=== Instructions for the task ===
Your task is to retype, word for word, the lines from the start of the data through the line holding "const yMinorTicks = [100, 300, 500, 700, 900];". Do not include the pictures.

******

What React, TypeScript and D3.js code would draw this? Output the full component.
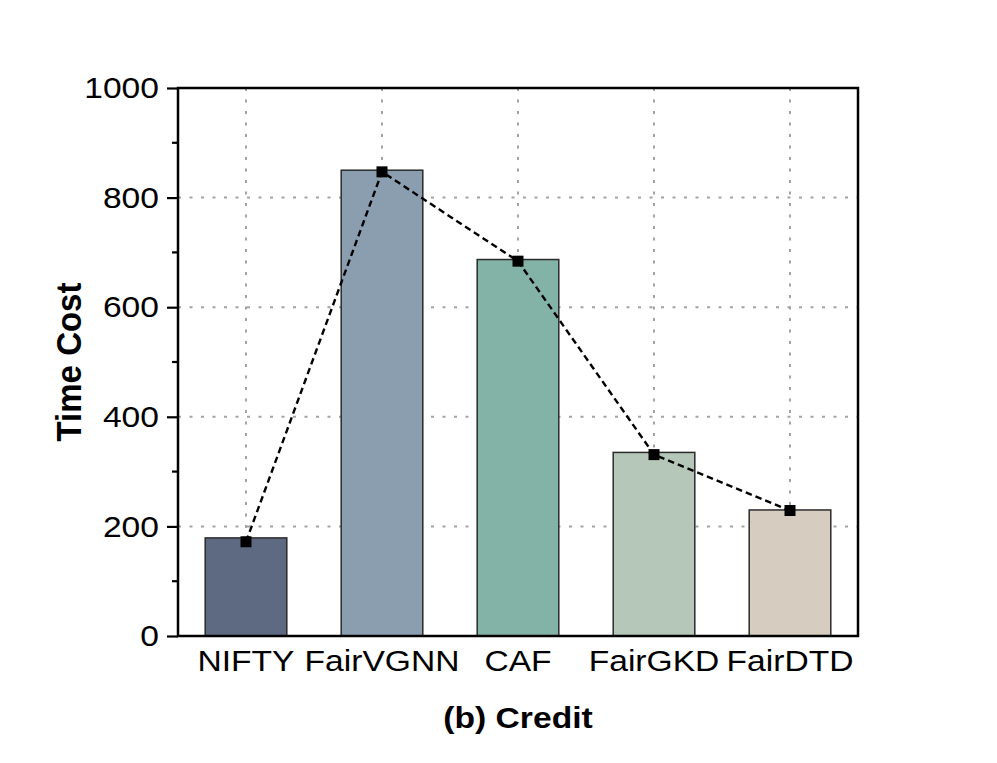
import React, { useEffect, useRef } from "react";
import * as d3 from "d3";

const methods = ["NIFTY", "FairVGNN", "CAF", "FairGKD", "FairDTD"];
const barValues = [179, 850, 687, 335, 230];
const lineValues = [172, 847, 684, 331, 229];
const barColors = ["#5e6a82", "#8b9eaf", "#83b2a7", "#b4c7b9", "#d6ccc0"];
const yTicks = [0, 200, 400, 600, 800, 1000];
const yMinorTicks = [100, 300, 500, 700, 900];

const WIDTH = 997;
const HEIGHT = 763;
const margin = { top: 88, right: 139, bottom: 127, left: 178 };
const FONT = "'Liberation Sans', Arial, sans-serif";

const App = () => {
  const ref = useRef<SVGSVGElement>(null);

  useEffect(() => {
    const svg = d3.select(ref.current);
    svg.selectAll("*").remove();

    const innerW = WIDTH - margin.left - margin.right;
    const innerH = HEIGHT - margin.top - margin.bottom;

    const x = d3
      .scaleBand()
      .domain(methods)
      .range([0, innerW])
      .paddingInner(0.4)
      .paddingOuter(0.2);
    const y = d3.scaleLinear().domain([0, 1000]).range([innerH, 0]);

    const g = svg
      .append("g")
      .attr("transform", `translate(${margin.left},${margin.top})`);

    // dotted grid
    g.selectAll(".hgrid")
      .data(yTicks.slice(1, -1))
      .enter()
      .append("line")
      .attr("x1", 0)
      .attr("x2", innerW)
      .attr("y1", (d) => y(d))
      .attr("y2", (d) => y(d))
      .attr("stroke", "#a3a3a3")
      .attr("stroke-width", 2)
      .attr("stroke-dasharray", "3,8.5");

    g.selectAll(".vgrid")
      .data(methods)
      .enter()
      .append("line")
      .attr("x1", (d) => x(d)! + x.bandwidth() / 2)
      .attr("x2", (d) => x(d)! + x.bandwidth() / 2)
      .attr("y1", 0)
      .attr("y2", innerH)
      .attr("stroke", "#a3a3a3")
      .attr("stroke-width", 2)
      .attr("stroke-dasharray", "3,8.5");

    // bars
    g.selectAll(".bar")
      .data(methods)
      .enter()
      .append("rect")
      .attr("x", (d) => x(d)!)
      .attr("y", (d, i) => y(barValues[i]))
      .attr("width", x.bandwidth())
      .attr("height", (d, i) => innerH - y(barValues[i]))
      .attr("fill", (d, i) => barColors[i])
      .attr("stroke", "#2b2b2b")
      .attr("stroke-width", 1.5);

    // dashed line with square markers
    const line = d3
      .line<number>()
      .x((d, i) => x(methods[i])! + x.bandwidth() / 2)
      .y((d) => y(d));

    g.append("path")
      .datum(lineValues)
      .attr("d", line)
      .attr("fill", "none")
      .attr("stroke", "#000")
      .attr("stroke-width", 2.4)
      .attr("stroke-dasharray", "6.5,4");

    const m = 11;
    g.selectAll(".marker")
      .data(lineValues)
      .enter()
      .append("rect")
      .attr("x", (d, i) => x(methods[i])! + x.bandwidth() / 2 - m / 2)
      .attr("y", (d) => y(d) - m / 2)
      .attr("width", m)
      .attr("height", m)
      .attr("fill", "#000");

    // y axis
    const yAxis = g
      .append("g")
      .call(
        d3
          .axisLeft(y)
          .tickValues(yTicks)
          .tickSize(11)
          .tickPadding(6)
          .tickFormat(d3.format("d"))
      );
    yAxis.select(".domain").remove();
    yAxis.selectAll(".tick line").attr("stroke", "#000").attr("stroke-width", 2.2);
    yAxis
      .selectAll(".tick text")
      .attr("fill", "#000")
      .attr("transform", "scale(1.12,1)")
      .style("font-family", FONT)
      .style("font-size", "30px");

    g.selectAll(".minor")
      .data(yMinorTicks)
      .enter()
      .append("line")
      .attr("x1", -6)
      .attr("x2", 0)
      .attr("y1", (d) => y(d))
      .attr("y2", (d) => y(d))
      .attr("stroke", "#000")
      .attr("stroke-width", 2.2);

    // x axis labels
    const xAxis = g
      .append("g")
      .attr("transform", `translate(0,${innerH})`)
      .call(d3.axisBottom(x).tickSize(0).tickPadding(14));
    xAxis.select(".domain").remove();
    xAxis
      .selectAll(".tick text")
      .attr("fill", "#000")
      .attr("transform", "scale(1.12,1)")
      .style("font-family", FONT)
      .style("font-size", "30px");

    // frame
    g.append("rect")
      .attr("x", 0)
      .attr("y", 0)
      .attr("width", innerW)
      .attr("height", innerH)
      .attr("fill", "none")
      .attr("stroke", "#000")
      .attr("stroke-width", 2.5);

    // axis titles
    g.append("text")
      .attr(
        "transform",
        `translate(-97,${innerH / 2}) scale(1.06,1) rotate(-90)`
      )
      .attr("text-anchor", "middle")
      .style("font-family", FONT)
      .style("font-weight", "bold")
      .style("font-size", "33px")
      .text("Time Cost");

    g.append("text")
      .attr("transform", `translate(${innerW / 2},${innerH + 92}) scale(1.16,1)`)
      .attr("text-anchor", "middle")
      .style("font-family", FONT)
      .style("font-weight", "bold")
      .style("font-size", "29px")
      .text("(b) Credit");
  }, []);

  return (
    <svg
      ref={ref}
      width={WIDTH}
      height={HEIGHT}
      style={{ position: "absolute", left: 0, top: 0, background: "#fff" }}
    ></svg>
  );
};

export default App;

******

=== The output ===
What React, TypeScript and D3.js code would draw this? Output the full component.
import React, { useEffect, useRef } from "react";
import * as d3 from "d3";

const methods = ["NIFTY", "FairVGNN", "CAF", "FairGKD", "FairDTD"];
const barValues = [179, 850, 687, 335, 230];
const lineValues = [172, 847, 684, 331, 229];
const barColors = ["#5e6a82", "#8b9eaf", "#83b2a7", "#b4c7b9", "#d6ccc0"];
const yTicks = [0, 200, 400, 600, 800, 1000];
const yMinorTicks = [100, 300, 500, 700, 900];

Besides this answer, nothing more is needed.